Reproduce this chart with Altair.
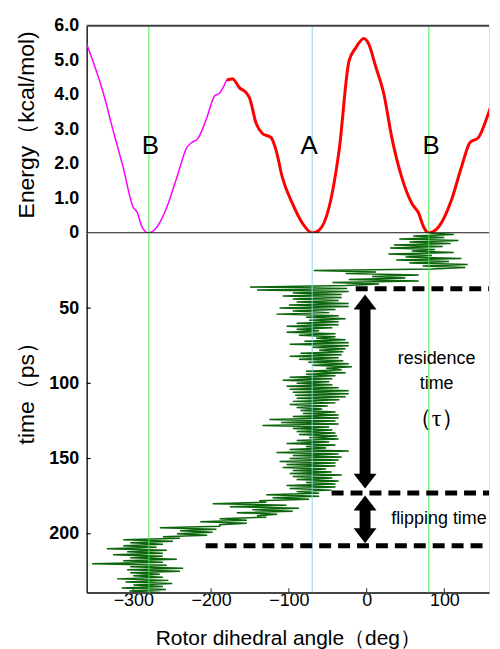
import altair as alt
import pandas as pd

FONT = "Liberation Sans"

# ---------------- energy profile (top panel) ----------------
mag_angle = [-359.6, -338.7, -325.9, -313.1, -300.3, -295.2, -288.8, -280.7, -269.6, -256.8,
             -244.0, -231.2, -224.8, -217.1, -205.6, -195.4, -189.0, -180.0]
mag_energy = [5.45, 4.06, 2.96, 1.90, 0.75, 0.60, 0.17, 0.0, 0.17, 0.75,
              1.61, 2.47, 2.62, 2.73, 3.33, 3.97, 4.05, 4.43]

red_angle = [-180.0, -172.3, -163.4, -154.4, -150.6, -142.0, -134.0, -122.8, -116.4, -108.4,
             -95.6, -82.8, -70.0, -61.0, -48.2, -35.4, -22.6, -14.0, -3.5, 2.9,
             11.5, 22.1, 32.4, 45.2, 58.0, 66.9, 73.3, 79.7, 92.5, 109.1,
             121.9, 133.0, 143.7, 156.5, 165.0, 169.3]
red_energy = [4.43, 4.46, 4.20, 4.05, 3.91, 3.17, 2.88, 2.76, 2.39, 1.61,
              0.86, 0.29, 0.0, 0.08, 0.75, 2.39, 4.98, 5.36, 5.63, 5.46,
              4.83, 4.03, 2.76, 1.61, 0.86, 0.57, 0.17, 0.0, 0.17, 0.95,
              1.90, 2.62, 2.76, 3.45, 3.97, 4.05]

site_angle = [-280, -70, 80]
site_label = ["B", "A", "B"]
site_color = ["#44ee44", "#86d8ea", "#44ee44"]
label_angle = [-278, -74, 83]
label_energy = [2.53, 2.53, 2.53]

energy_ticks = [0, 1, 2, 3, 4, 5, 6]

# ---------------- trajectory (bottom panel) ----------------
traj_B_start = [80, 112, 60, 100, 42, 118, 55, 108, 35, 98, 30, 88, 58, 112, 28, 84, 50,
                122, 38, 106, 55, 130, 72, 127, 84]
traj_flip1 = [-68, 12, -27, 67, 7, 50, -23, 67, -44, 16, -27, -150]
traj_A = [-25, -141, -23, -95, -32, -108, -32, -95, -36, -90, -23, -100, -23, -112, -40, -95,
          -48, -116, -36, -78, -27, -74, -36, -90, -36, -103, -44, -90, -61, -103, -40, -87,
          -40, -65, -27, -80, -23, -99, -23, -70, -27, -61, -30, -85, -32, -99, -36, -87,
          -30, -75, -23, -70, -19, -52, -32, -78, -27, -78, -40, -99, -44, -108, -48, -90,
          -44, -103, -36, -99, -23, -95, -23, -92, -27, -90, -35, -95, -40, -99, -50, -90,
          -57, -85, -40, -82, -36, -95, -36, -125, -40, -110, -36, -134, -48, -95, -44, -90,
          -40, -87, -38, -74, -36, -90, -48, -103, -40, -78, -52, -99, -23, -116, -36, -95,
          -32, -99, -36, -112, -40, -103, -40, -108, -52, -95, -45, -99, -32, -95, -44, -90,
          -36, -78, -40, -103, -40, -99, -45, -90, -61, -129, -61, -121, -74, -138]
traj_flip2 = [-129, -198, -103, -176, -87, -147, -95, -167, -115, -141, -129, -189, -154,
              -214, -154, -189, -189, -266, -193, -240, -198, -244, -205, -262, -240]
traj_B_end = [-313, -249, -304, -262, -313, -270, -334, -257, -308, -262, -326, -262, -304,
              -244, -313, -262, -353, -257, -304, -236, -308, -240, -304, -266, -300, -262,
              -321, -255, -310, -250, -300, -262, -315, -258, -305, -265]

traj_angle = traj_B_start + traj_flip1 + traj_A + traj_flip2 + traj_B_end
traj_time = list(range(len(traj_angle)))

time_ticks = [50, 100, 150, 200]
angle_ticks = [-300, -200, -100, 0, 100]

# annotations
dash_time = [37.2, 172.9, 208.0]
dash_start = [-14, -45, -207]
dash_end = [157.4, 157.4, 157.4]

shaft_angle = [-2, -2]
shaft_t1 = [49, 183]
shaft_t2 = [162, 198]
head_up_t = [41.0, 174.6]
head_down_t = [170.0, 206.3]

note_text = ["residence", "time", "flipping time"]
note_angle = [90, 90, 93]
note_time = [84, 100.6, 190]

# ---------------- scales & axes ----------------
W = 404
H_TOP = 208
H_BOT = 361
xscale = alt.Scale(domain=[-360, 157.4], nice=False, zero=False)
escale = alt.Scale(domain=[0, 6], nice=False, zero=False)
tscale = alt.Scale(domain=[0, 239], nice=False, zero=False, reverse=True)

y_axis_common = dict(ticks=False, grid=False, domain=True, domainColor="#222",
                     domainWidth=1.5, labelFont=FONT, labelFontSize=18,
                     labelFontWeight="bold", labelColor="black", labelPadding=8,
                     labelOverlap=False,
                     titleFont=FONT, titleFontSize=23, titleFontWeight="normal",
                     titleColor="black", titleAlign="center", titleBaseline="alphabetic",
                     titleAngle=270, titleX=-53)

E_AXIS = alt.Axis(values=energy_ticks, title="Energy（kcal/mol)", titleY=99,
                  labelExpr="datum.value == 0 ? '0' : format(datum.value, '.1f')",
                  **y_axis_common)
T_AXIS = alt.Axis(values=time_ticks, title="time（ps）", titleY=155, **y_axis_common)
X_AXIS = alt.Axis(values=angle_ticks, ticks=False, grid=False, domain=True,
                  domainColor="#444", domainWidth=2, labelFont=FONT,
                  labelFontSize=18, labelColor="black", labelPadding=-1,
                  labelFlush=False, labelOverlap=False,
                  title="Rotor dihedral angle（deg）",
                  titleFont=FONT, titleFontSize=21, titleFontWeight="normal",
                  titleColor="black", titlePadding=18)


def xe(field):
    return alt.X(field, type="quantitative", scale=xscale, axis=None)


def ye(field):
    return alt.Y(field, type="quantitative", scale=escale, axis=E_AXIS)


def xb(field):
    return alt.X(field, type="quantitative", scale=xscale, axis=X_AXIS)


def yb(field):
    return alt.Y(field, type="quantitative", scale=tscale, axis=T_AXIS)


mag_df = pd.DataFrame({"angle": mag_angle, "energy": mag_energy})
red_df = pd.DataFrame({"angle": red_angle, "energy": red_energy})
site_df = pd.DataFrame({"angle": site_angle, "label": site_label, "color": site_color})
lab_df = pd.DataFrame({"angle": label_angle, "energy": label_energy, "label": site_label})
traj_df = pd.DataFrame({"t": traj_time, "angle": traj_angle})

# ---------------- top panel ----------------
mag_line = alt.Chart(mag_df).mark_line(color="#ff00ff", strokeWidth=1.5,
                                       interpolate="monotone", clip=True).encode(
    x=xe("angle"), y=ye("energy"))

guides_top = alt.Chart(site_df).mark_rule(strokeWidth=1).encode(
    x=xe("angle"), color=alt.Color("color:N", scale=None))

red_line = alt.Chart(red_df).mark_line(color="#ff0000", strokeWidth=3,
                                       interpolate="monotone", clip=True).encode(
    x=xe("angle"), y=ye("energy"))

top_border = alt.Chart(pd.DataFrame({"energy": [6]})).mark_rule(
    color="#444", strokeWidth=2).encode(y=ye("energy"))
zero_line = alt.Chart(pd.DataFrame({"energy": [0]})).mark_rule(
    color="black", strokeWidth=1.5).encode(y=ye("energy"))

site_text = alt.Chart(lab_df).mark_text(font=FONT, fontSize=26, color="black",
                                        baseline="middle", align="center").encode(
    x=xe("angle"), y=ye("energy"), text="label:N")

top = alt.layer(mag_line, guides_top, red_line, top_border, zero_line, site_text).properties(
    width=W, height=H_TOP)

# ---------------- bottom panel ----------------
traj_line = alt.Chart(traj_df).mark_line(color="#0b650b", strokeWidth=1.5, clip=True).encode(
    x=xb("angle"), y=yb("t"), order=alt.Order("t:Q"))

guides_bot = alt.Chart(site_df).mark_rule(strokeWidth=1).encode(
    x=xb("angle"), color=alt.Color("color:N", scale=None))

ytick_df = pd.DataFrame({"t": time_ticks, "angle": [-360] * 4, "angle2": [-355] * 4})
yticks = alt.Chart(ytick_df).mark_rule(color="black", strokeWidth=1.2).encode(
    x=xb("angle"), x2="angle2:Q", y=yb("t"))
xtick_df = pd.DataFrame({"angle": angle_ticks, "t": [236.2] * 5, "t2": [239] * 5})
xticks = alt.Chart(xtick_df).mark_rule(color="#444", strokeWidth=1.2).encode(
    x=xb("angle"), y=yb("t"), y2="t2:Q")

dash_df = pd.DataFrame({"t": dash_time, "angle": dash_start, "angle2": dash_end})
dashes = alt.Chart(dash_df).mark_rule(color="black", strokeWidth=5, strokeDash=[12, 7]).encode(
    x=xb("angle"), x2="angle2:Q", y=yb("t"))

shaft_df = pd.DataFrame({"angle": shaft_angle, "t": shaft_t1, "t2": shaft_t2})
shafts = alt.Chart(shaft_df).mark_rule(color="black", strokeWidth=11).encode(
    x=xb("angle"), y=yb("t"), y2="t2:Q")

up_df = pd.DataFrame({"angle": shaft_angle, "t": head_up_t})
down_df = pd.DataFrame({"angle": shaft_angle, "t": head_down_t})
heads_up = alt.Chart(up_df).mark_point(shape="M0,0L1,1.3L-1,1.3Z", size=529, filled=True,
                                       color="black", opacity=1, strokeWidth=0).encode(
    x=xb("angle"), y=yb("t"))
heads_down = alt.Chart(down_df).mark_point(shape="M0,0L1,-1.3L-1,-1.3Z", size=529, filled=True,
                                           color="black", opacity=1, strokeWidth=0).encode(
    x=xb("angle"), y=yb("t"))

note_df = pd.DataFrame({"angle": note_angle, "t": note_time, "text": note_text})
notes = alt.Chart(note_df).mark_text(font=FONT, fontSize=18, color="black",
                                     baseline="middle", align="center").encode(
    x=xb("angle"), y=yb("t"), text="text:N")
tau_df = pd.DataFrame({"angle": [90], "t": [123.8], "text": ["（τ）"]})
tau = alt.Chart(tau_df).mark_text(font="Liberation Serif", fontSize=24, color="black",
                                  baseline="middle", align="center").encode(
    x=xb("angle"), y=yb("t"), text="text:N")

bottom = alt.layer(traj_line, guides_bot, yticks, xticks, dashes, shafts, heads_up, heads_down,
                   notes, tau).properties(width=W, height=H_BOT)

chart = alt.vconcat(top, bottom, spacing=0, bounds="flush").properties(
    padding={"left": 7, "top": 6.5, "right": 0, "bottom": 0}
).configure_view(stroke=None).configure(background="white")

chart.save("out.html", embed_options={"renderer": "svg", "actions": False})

What this task involves: Leave out the pictures and repeat exactly the lines from the start of the material through the line that contains "1.61, 2.47, 2.62, 2.73, 3.33, 3.97, 4.05, 4.43]", both included.

Correct response:
Reproduce this chart with Altair.
import altair as alt
import pandas as pd

FONT = "Liberation Sans"

# ---------------- energy profile (top panel) ----------------
mag_angle = [-359.6, -338.7, -325.9, -313.1, -300.3, -295.2, -288.8, -280.7, -269.6, -256.8,
             -244.0, -231.2, -224.8, -217.1, -205.6, -195.4, -189.0, -180.0]
mag_energy = [5.45, 4.06, 2.96, 1.90, 0.75, 0.60, 0.17, 0.0, 0.17, 0.75,
              1.61, 2.47, 2.62, 2.73, 3.33, 3.97, 4.05, 4.43]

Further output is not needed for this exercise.